I know you don’t think about me much except during those asinine yoga and Pilates classes you insist on taking. Then it’s all about bringing “your bellybutton to your spine.” Holy Cow, lady! There’s no way in hell that I’m going to reach your backbone. Let’s talk some basic anatomy here. There are all kinds of muscles and organs and squish between me and your spine. And do you know how ridiculous you look trying to make it happen? Squeezing, huffing, puffing, holding in, rib cage this, shoulders that. Like all that tantric breathing and mind-body woo woo is going to defy the laws of physics. I’m in the front of your body and your spine is way in the back. Never the twain shall meet.

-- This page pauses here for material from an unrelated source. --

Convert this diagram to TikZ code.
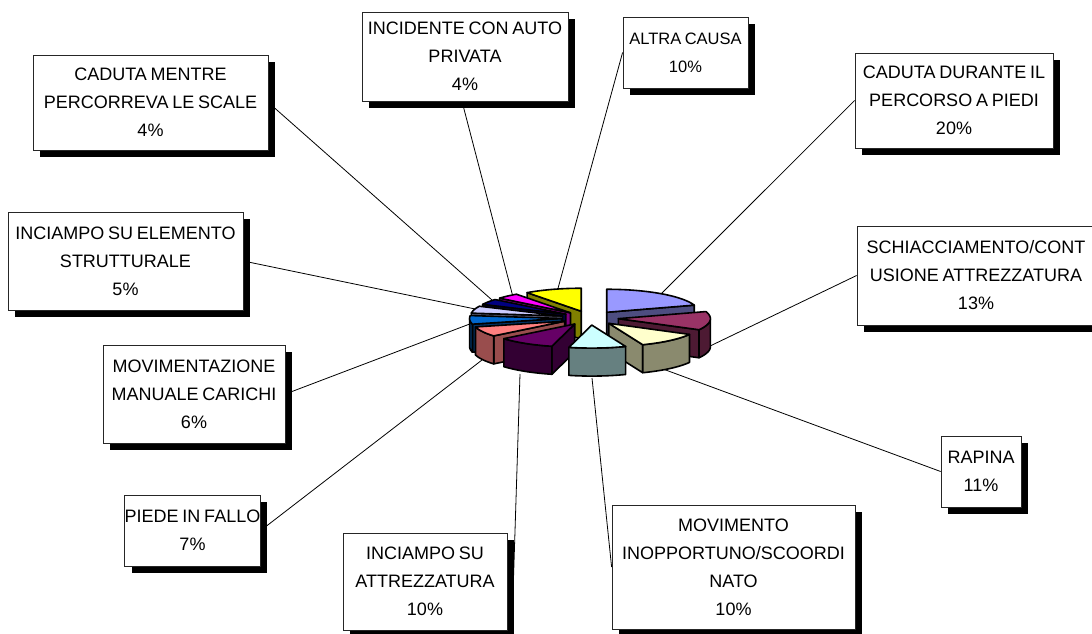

And let’s imagine for a minute that you actually got me to reach your spine. You’d either 1) explode into bits of blood and viscera, 2) turn into a two-dimensional Colorform, or 3) get booked as a Victoria’s Secret Angel. Why is that shit-grinned yogini of yours so hung up on this superhuman feat? Why doesn’t she just ask you to levitate or grow a halo?
I’m not against imagining in some alternate universe that it’s possible for me to meet up with your spine. While we’re at it, let’s bring our butt hole to our inner ear and make our left nipple gently land on our right heel. In fact, why not just invent an Innard Twister Game to make us all feel woefully inadequate?
Here’s my take as your body’s do-nothing pseudo organ: Keep me as far away as possible from that lumbar ladder. I want nothing to do with it. Looking for some tips? Get to the beach ASAP. Order up a nice root beer floatie and fries. Relax. Have a beer. Slouch. Elastic waists only. Discard belts. Now, doesn’t that feel better? You might even be OK if I turn into an outie.